So, why not some hypothetical Superconferences? Keep in mind, my firsthand knowledge is only by performance in College Football. And college football is the obvious draw here since NCAA basketball already has a playoff system that people are mostly happy with. I'll try to due some diligence to include academic accolades, but no guarantees.
Imagine 4 conferences with 16 teams each resulting in a veritable "King of the Hill" of college football. Mandatory conference review/realignment every 5 years to ensure up-and-comers get their fair shake too. Today's report looks at a hypothetical Pac-16 since they are the focal point among experts right now.
The current 12 are going nowhere. Most are strong academic institutions. Oregon, though not academically impressive, is the class of the conference in college football right now. Washington State is basically tied to the University of Washington, and ditto for Oregon State. Even though Colorado and Utah are the newbies, and they are just fine academically. Colorado has a National Championship (1990) and a Heisman winner (Rashaan Salaam - 1994). The Utes have an undefeated season under Urban Meyer (2004) and Mormons.
So how do you fill the final 4 spots? Candidate face off.
Academically about as strong as the current bottom 3, but like Oregon, this team is always fighting for Conference and National Championships. It's a bit of a hike for the coastal teams, but then again, so is Hawai'i for everyone else in the WAC. If Oklahoma wants to join the hypothetical Pac-16, I'm sure they can make it happen.

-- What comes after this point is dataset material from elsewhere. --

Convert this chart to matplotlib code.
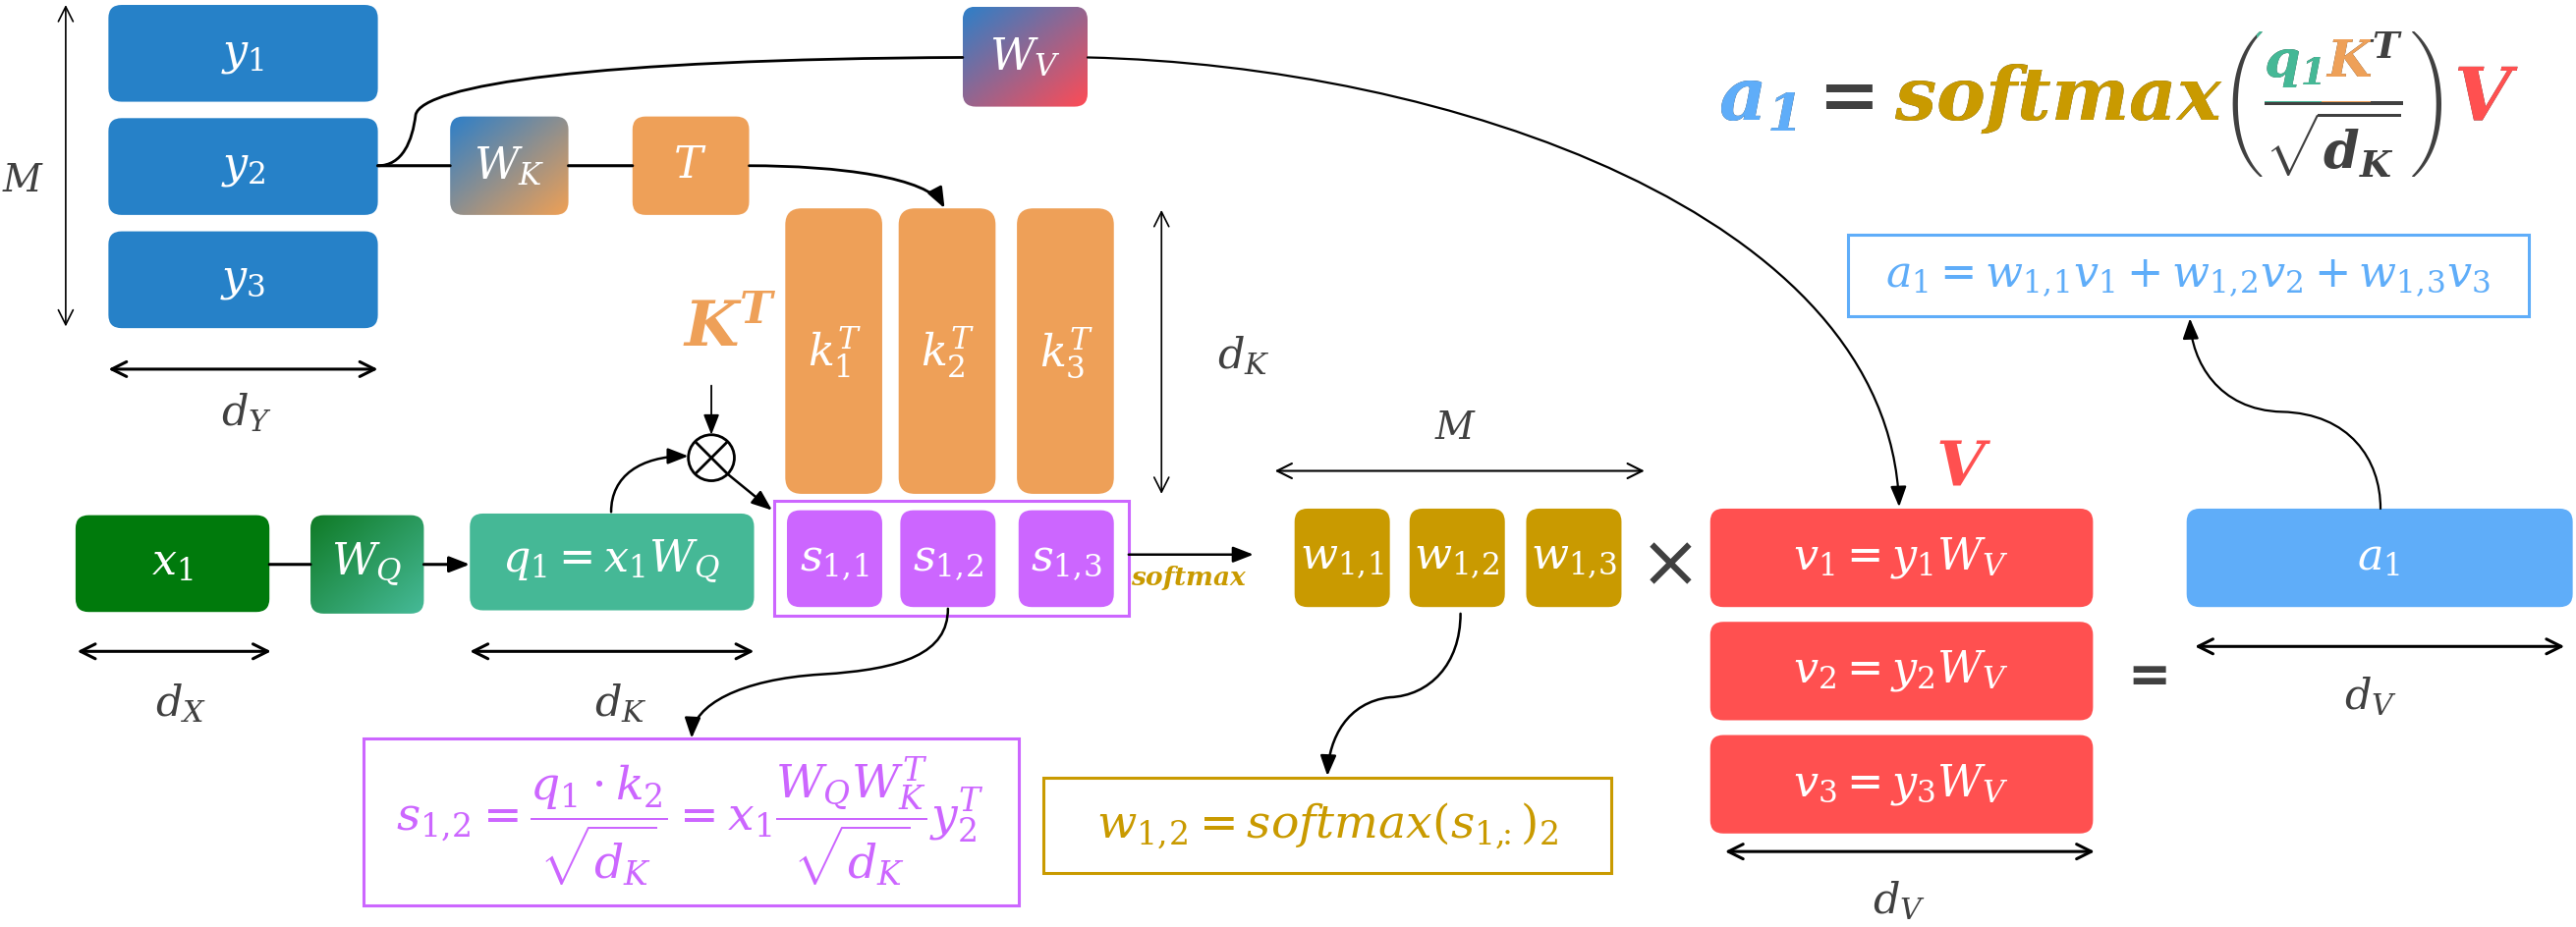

Much stronger academic history than Big XII counterpart OU, and they've had some recent success getting Heisman and National Championship talk. Plus, the state (or just the school?) has it's own network. These guys are what we economists call "market makers" and can pretty much go wherever they want...if the price is right.
Oklahoma Sate & Texas Tech
Rumor has it, if the first two teams from the Big XII that I mentioned make the jump, these guys are basically tied in. OkSt falls into that category of the underachieving, but acceptable schools academically, but Texas Tech is a little worse off. Sure, they have usually put up 8 or 9 wins each season, but they would easily be considered the least academic school in a conference with great standards like Standford, Cal, and USC.
Boise State Broncos
Everyone jumped on the bandwagon a few years ago when Boise first cracked the BCS code. Maybe they're not such a lovable underdog anymore, but they still put on a heck of a show every week with their high scoring offense and frequent trick/gimmick plays. The problem is, their academic standards make Texas Tech look like Harvard. And if you step up the level of competition, can the kids with the blue field maintain their superb performance?
Nevada, Air Force, BYU
These 3 are the long-shots. They are good enough to find themselves ranked in the Top 25 at some point most seasons, but rarely flirt with the Top 10. BYU is a good school with a good reputation, and in this new superconference environment, there's no place for an Independent. So they're the best placed with the most to gain of these three in my mind, but they don't have the resume to get consideration over schools from the Big XII or Boise State. Remember, this is still about college football.
If I had it my way, I'd take Oklahoma, Texas, Boise, and BYU for the best competition. But I don't make the rules or pay the bills. The more likely result will be the two from Oklahoma and the two from Texas. Fortunately, we may not be in suspense for long as the talks and speculation continue to fill headlines and dead air during the games.